Water mains aside, the process was smooth and easy.
And it's been intense. Like, I can't even really confirm that I've managed anything over the last couple weeks. It's been late nights and early mornings and waking up at the kitchen table at 1am, face-first in finance homework, and breakfast in the car and late-again-to-work and personal budgets and budget reviews and budget re-reviews and 'Do I really want to sign that?' and toddler tantrums and falling face-first into my actual bed with all my clothes on because I'm mentally and physically exhausted.
But last night was different. Last night, we were home. In a place that doesn't feel quite like home just yet, but it's most definitely got potential. Our living room consists of a couch and a TV on a shelf and 2 fake plants that we inherited from the former residents and I just can't wait to get rid of. My bed is there and Sol's bed is there. My dresses are on their hangers but laying on the floor, and I can't find Sol's diapers to save my life. Our cupboards are semi-stocked but I'm not sure what to make for dinner or when to make it (hooray for Taco Bell). The floors are wooden and creaky and the plaster walls are not painted to my liking just yet. I'm still not always sure what's flashing in the hallway at 2am (smoke detector, by the way). The basement is
But we're home. Finally home. We've survived so much unplanned, but Sol and I are finally realizing a PLAN. 2-year-old Sol will finally (for the first time) sleep in a room that was chosen and painted specifically for her, and this summer she'll be playing in a backyard that was basically selected with her in mind (10 bonus points for the mini-playground in our backyard). We're home.

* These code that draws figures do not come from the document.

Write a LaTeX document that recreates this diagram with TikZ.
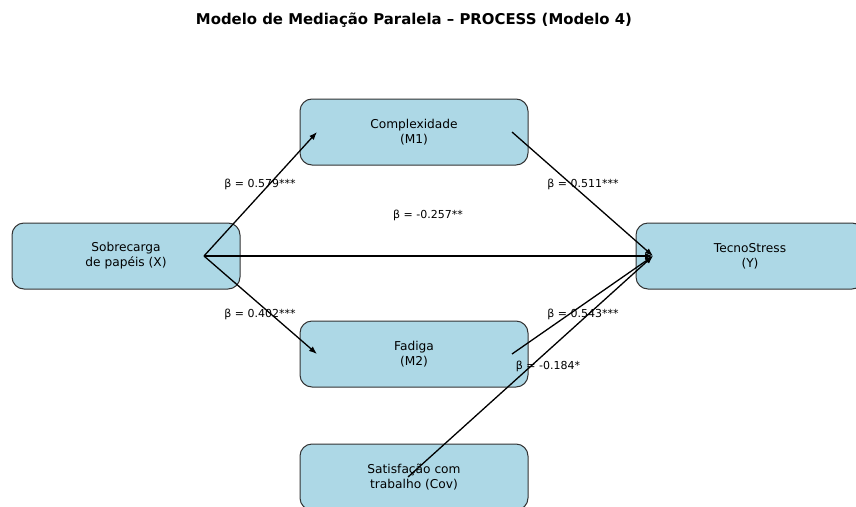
\documentclass[tikz,border=0pt]{standalone}
\usepackage{fontspec}
\setmainfont{DejaVu Sans}
\usetikzlibrary{arrows.meta}

\definecolor{caixa}{HTML}{ADD8E6}
\definecolor{borda}{HTML}{333333}

\tikzset{
  varbox/.style={draw=borda, fill=caixa, line width=1pt, rounded corners=12pt,
    minimum width=228pt, minimum height=66pt, align=center,
    font=\fontsize{12.2}{14.8}\selectfont},
  coef/.style={font=\fontsize{11}{13}\selectfont},
  efeito/.style={line width=1.3pt, -{Latex[length=8pt,width=6pt]}}
}

\begin{document}
\begin{tikzpicture}[x=1pt, y=-1pt]
		\useasboundingbox (0, 0) rectangle (856, 506);
		\node [font=\fontsize{14.9}{17}\selectfont\bfseries] (titulo) at (414, 20)
		{Modelo de Mediação Paralela – PROCESS (Modelo 4)};

		% variaveis
		\node [varbox] (X) at (126, 256) {Sobrecarga\\de papéis (X)};
		\node [varbox] (M1) at (414, 132) {Complexidade\\(M1)};
		\node [varbox] (M2) at (414, 354) {Fadiga\\(M2)};
		\node [varbox] (Cov) at (414, 477) {Satisfação com\\trabalho (Cov)};
		\node [varbox] (Y) at (750, 256) {TecnoStress\\(Y)};

		% coeficientes
		\node [coef] (a1) at (260, 184) {β = 0.579***};
		\node [coef] (b1) at (583, 184) {β = 0.511***};
		\node [coef] (c) at (428, 215) {β = -0.257**};
		\node [coef] (a2) at (260, 314) {β = 0.402***};
		\node [coef] (b2) at (583, 314) {β = 0.543***};
		\node [coef] (cv) at (548, 366) {β = -0.184*};

		\coordinate (Xout) at ([xshift=78]X.center);
		\coordinate (M1in) at ([xshift=-97]M1.center);
		\coordinate (M1out) at ([xshift=98]M1.center);
		\coordinate (M2in) at ([xshift=-97]M2.center);
		\coordinate (M2out) at ([xshift=98]M2.center);
		\coordinate (Covout) at ([xshift=-6]Cov.center);
		\coordinate (Yin) at ([xshift=-97]Y.center);

		\draw [efeito] (Xout) -- (M1in);
		\draw [efeito] (Xout) -- (M2in);
		\draw [efeito] (Xout) -- (Yin);
		\draw [efeito] (M1out) -- (Yin);
		\draw [efeito] (M2out) -- (Yin);
		\draw [efeito] (Covout) -- (Yin);
	\end{tikzpicture}
\end{document}
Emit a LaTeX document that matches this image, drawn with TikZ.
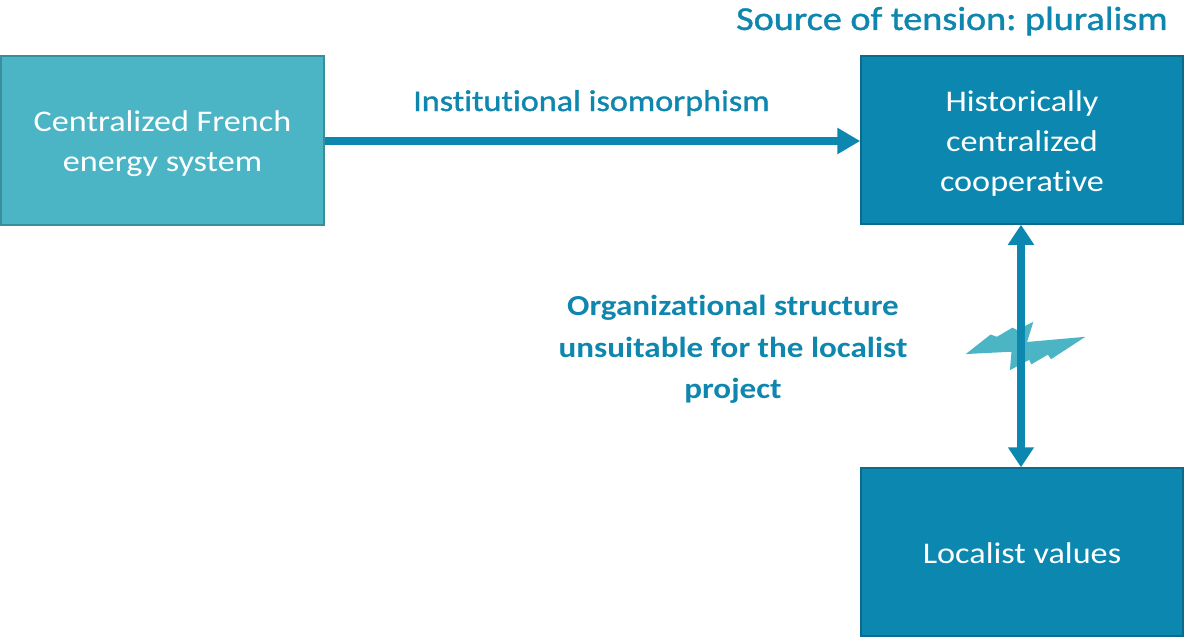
\documentclass[tikz,border=0pt]{standalone}
\usepackage{fontspec}
\setmainfont{Carlito}[FakeStretch=1.14, Ligatures=NoCommon]
\newfontfamily\semifont{Carlito}[FakeStretch=1.14, Ligatures=NoCommon, FakeBold=1.2]
\usetikzlibrary{arrows.meta}
\definecolor{lightbox}{HTML}{4BB5C5}
\definecolor{lightedge}{HTML}{3A8D9A}
\definecolor{darkbox}{HTML}{0B87B0}
\definecolor{darkedge}{HTML}{0A6B8C}
\definecolor{labelcol}{HTML}{0E86AE}
\tikzset{
  lightnode/.style={draw=lightedge, fill=lightbox, line width=1.5pt, minimum width=323pt, minimum height=169pt, inner sep=0pt},
  darknode/.style={draw=darkedge, fill=darkbox, line width=1.5pt, minimum width=322pt, minimum height=168pt, inner sep=0pt},
  boxtext/.style={text=white, align=center, inner sep=0pt, font=\fontsize{30}{40.5}\selectfont},
  conn/.style={draw=darkbox, line width=8pt},
  lbl/.style={text=labelcol, inner sep=0pt}
}
\begin{document}
\frenchspacing
\begin{tikzpicture}[x=1pt,y=-1pt]
\useasboundingbox (0,0) rectangle (1184,637);
\node[lightnode] (cfes) at (162.5,140.5) {};
\node[darknode] (hcc) at (1022,140) {};
\node[darknode] (lv) at (1022,552) {};
\node[boxtext] (cfes-t) at ([yshift=-3pt]cfes.center) {Centralized French\\energy system};
\node[boxtext] (hcc-t) at ([yshift=-3.5pt]hcc.center) {Historically\\centralized\\cooperative};
\node[boxtext] (lv-t) at ([yshift=-1pt]lv.center) {Localist values};
\node[lbl, anchor=base east, font=\semifont\fontsize{33.5}{40}\selectfont] (title) at (1168,30) {Source of tension: pluralism};
\node[lbl, anchor=base, font=\semifont\fontsize{30}{36}\selectfont] (iso) at (591.5,111) {Institutional isomorphism};
\node[lbl, align=center, font=\bfseries\fontsize{29}{41.5}\selectfont] (org) at (733,349.5) {Organizational structure\\unsuitable for the localist\\project};
\begin{scope}[shift={(1025,346)}, xscale=1.04, yscale=1.15, shift={(-1025,-346)}]
\fill[lightbox] (968,353) -- (992,336) -- (998,338) -- (1013,330) -- (1017,332) -- (1033,325) -- (1027,342.5) -- (1083,338) -- (1050,357.5) -- (1047,353.5) -- (1031,362) -- (1029,358) -- (1010.5,367) -- (1012,351) -- cycle;
\end{scope}
\draw[conn, -{Triangle[length=23pt,width=25pt]}] (cfes.east |- 0,141) -- (hcc.west |- 0,141);
\draw[conn, {Triangle[length=20pt,width=25pt]}-{Triangle[length=20pt,width=25pt]}] (hcc.south -| 1021,0) -- (lv.north -| 1021,0);
\end{tikzpicture}
\end{document}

So last night, I sat with Sol in a surreally silent living room that contained a sofa, a TV, 2 house plants, and a whole lotta love. We snuggled next to a cozy fire and ate fresh-baked oatmeal raisin cookies and washed them down with water and read Monster Nursery Rhymes and (as always) Good Night Moon. I sat there and smoothed her hair and told her about everything I want for her, and all the adventures I envision us having in this new house. We sat there, the two of us, mother and daughter, and we were finally home.